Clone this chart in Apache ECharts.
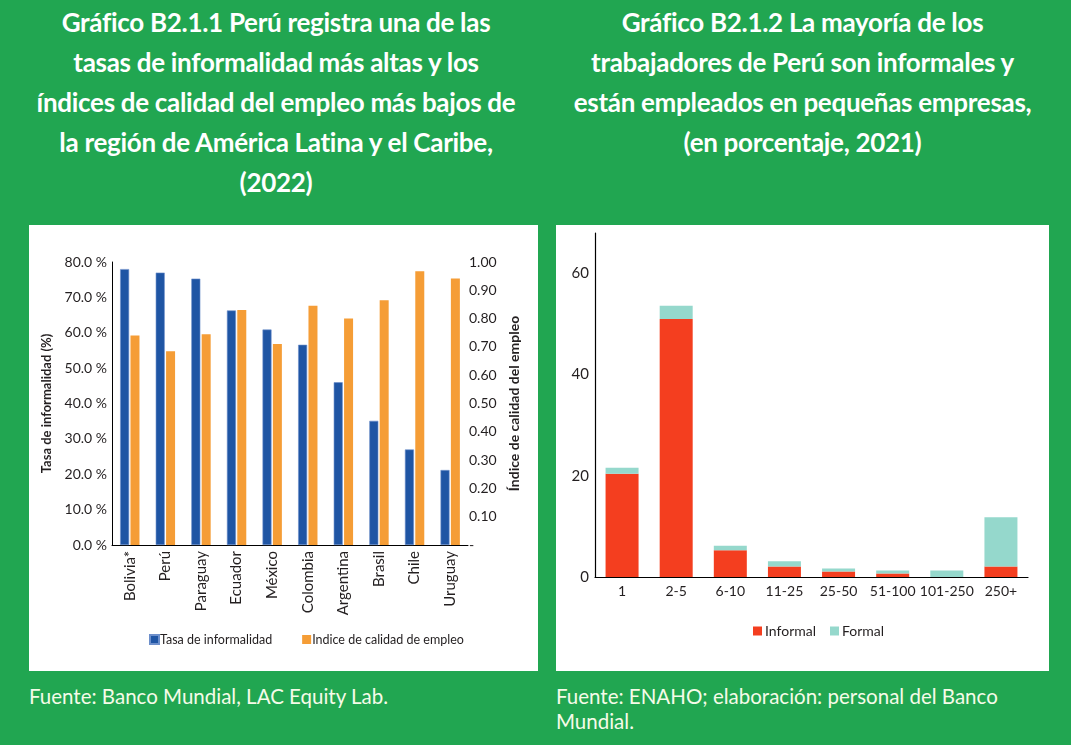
...
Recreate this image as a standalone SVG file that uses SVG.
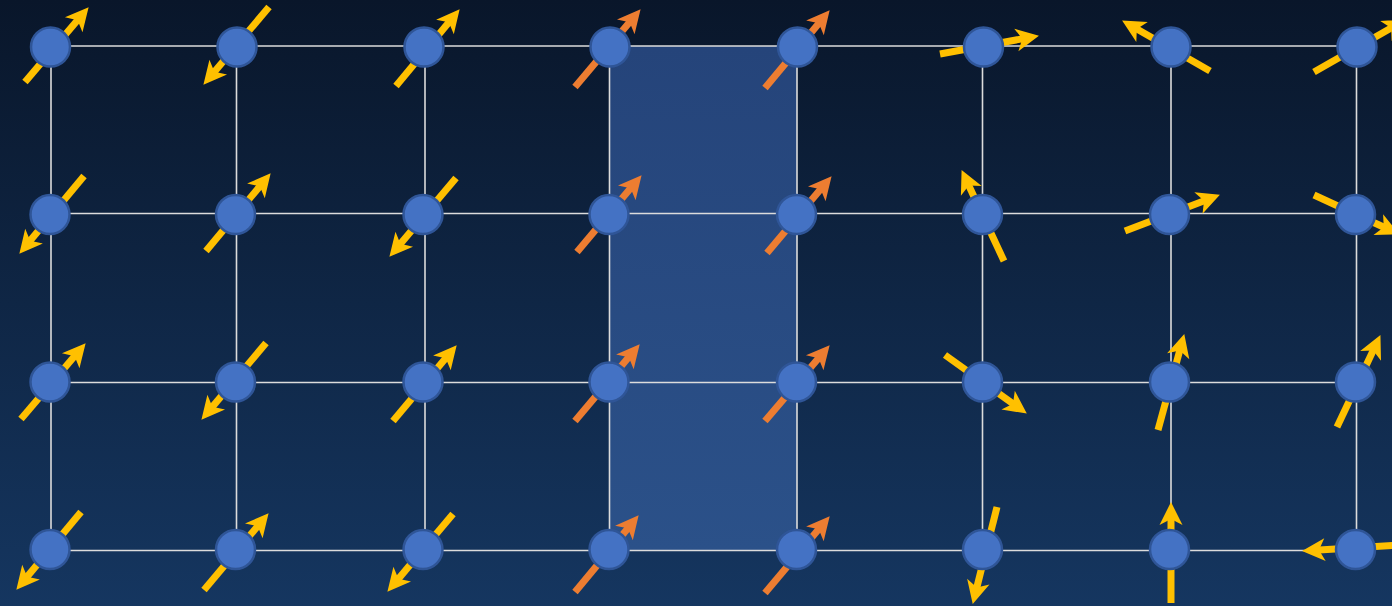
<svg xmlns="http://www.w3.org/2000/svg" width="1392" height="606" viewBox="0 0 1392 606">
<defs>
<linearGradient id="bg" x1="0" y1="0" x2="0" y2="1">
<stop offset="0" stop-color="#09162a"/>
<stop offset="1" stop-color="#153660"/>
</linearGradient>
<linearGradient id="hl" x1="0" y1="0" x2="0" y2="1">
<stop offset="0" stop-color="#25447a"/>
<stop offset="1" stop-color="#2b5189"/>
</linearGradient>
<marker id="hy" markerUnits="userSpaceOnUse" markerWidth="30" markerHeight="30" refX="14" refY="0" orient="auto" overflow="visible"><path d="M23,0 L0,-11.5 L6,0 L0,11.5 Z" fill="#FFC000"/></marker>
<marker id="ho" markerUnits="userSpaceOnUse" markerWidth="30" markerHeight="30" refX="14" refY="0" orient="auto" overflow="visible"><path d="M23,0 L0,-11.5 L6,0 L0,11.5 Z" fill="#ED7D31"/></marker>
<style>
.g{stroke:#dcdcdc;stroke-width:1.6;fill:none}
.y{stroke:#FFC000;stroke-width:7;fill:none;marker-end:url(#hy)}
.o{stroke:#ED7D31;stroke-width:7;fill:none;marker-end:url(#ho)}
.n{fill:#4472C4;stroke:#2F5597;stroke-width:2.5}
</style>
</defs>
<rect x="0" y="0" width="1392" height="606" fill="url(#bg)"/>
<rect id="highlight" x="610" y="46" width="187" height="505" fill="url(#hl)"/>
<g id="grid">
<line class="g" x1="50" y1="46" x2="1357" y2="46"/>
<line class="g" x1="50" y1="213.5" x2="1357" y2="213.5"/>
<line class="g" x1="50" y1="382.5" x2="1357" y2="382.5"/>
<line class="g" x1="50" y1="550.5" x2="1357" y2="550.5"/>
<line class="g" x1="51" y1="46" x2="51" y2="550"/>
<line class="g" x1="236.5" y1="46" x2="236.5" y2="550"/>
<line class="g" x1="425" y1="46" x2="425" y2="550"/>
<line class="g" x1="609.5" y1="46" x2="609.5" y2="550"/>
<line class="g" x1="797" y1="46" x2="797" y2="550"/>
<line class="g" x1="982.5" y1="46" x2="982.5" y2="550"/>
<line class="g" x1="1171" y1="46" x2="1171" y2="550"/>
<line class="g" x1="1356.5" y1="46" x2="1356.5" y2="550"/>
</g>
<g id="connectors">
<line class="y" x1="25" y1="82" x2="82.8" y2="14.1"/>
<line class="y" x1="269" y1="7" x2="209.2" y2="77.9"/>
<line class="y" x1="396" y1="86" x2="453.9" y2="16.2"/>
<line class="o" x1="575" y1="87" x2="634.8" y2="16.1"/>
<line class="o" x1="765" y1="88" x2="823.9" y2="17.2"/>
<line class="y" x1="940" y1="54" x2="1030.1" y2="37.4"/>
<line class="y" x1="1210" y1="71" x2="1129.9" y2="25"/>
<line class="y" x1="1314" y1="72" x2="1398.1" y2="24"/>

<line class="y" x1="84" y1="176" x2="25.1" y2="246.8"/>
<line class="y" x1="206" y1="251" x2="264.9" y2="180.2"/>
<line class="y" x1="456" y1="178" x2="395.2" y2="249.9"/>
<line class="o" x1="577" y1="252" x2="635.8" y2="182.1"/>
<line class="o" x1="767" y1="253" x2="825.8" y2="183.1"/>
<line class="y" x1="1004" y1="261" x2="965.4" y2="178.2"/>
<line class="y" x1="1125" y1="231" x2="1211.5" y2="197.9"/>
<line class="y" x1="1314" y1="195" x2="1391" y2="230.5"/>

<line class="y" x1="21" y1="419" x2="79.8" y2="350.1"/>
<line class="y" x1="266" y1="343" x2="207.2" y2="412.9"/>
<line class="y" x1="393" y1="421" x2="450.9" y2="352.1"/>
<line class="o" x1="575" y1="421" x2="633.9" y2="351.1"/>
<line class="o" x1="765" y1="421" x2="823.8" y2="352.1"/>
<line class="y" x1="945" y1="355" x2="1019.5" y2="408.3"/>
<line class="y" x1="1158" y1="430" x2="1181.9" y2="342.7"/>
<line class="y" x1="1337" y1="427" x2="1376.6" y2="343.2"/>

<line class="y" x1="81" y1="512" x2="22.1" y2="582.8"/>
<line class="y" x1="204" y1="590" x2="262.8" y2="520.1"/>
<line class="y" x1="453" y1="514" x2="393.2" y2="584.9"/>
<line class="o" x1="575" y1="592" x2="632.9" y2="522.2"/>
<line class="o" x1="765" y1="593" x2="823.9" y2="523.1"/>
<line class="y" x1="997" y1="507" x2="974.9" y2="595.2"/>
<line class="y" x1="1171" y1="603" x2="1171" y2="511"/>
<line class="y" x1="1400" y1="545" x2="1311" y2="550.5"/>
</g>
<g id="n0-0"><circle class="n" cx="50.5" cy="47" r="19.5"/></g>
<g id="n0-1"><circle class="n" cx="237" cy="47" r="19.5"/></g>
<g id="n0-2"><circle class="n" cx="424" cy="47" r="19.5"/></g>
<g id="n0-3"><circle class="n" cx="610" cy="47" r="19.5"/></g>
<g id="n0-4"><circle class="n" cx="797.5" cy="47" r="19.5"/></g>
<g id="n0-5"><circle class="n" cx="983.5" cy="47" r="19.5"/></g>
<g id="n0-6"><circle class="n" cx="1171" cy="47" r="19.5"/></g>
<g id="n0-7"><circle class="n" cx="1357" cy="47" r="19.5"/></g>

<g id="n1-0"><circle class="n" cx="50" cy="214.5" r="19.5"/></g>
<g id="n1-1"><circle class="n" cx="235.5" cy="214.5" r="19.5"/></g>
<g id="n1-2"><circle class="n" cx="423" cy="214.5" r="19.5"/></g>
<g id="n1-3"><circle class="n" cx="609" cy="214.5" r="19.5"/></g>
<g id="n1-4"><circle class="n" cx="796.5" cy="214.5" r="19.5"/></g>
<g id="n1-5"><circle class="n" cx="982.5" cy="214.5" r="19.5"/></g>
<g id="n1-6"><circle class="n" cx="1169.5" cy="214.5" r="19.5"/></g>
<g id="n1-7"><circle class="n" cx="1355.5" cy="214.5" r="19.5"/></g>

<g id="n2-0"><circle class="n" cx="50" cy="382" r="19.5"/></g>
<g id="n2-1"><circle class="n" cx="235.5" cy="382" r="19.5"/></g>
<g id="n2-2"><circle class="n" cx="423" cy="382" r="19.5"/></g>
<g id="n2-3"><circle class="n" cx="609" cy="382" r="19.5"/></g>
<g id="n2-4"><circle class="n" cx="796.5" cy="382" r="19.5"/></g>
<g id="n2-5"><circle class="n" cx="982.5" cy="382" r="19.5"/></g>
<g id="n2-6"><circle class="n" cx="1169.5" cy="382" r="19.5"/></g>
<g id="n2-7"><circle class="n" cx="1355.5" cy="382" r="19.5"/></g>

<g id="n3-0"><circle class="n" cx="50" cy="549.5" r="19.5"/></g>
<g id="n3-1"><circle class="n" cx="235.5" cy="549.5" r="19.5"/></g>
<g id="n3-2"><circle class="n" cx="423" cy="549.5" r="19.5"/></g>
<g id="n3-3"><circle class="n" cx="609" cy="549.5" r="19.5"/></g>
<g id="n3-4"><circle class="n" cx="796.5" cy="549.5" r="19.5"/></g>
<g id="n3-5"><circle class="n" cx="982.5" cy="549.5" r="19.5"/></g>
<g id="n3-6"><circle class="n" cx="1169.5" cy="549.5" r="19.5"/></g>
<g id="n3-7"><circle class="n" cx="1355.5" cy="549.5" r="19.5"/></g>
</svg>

*Goal*:
Copy, from the material, each line that holds the string "this".

*Correct result*:
Clone this chart in Apache ECharts.
Recreate this image as a standalone SVG file that uses SVG.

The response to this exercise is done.